Proposée à plusieurs reprises depuis dix ans à l'Assemblée nationale et au Sénat, cette suppression n'a jamais été adoptée. Nous insistons une nouvelle fois sur l'importance de l'adoption de cette proposition de loi ainsi que de la proposition de loi constitutionnelle évoquée d'entrée qui permettrait de mettre un terme à une stigmatisation, une injustice et une discrimination, à l'utilisation d'un mot scientifiquement infondé et contraire à la philosophie et à l'idéal de notre démocratie et notre république, c'est pourquoi, nous vous invitons à adopter la présente proposition de loi.
PROPOSITION DE LOI
Article 1er
À l'exception des textes où il se réfère à la désignation d'espèces animales, le mot « race » est supprimé de la législation française.
Article 2
I. - Au premier alinéa de l'article 211-1 du code pénal, le mot :« , racial » est supprimé.
II. - Au premier alinéa de l'article 2-1 du code de procédure pénale, le mot :« , raciale » est supprimé.

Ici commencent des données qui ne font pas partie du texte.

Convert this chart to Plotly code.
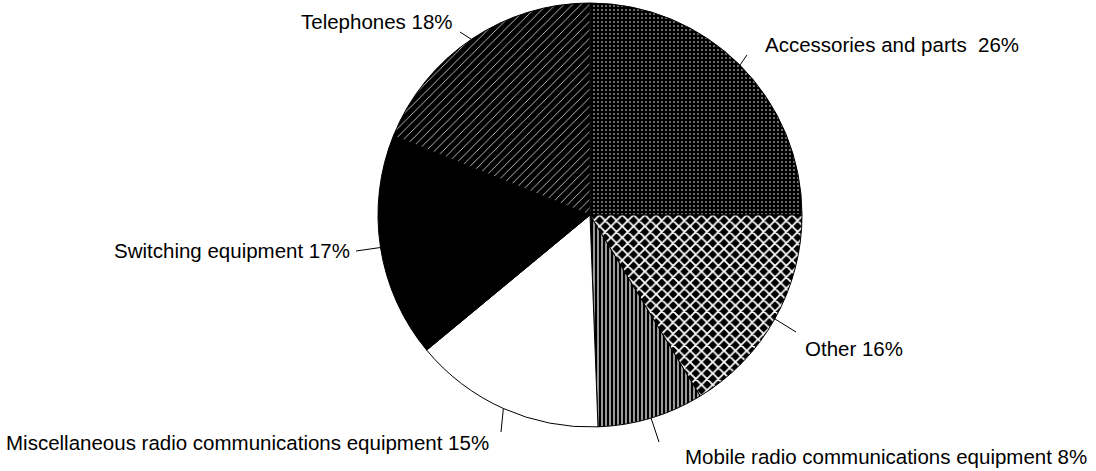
import math
import plotly.graph_objects as go

categories = ["Accessories and parts", "Other", "Mobile radio communications equipment",
              "Miscellaneous radio communications equipment", "Switching equipment", "Telephones"]
# slice sizes (angles), labels carry the printed percentages
shares = [25.0, 16.3, 8.1, 14.6, 17.1, 18.9]
label_texts = ["Accessories and parts  26%", "Other 16%", "Mobile radio communications equipment 8%",
               "Miscellaneous radio communications equipment 15%", "Switching equipment 17%", "Telephones 18%"]

W, H = 1096, 471
CX, CY, R = 590, 215, 212
# layout: leader-line outer end (px), text anchor (px), horizontal anchor
line_ends = [(747, 55), (796, 332), (659, 442), (501, 432), (356, 251), (460, 32)]
text_anchor = [(763, 45), (803, 348), (683, 456), (491, 442), (352, 250), (455, 22)]
text_xanchor = ["left", "left", "left", "right", "right", "right"]

slice_colors = ["black", "black", "black", "white", "black", "black"]
pat_shapes = [".", "x", "|", "", "", "/"]
pat_fg = ["white"] * 6
pat_bg = ["black", "black", "black", "white", "black", "black"]
pat_size = [4, 8, 4, 8, 8, 6]
pat_sol = [0.12, 0.4, 0.3, 0.3, 0.3, 0.12]

fig = go.Figure(go.Pie(
    labels=categories, values=shares, sort=False, direction="clockwise", rotation=0,
    textinfo="none", hoverinfo="label", showlegend=False,
    marker=dict(colors=slice_colors, line=dict(color="black", width=1),
                pattern=dict(shape=pat_shapes, fgcolor=pat_fg, bgcolor=pat_bg,
                             size=pat_size, solidity=pat_sol, fillmode="replace")),
    domain=dict(x=[(CX - R) / W, (CX + R) / W], y=[1 - (CY + R) / H, 1 - (CY - R) / H]),
))

total = sum(shares)
cum = 0
annotations, shapes = [], []
font = dict(family="Liberation Sans, Arial, sans-serif", size=20.5, color="black")
for v, txt, (ox, oy), (tx, ty), xa in zip(shares, label_texts, line_ends, text_anchor, text_xanchor):
    mid = (cum + v / 2) / total * 2 * math.pi
    cum += v
    ex = CX + R * math.sin(mid)
    ey = CY - R * math.cos(mid)
    shapes.append(dict(type="line", xref="paper", yref="paper",
                       x0=ex / W, y0=1 - ey / H, x1=ox / W, y1=1 - oy / H,
                       line=dict(color="black", width=1)))
    annotations.append(dict(x=tx / W, y=1 - ty / H, xref="paper", yref="paper",
                            text=txt, showarrow=False, xanchor=xa, yanchor="middle",
                            font=font))

fig.update_layout(
    width=W, height=H, margin=dict(l=0, r=0, t=0, b=0),
    paper_bgcolor="white", plot_bgcolor="white",
    annotations=annotations, shapes=shapes,
)
fig.write_html("out.html", post_script="document.body.style.margin='0';",
               config={"displayModeBar": False})
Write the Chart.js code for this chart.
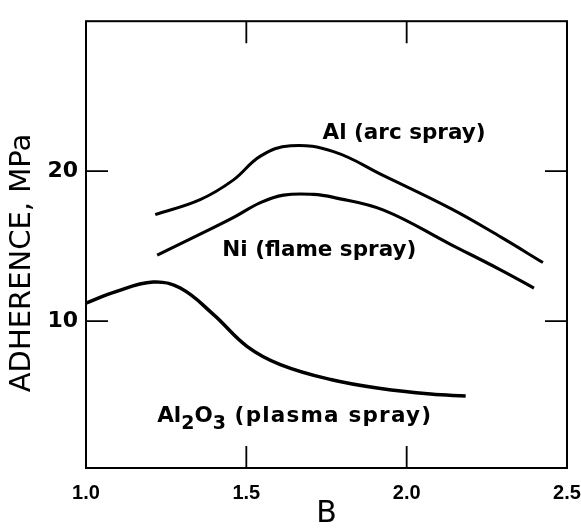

III. - Au premier alinéa de l'article 48-1 de la loi du 29 juillet 1881 sur la liberté de la presse, le mot : « , raciale » est supprimé.
IV. - Au 8° de l'article 212-1 du code pénal, le mot : « , racial » est supprimé.
V. - Au premier alinéa de l'article 226-19 du code pénal, les mots :« raciales ou » sont supprimés.
Article 3
Au 10° de l'article 212-1 du code pénal, les deux occurrences du mot : « racial » sont remplacées par le mot : « ethnique » et le mot : « raciaux » est remplacé par le mot : « ethniques ».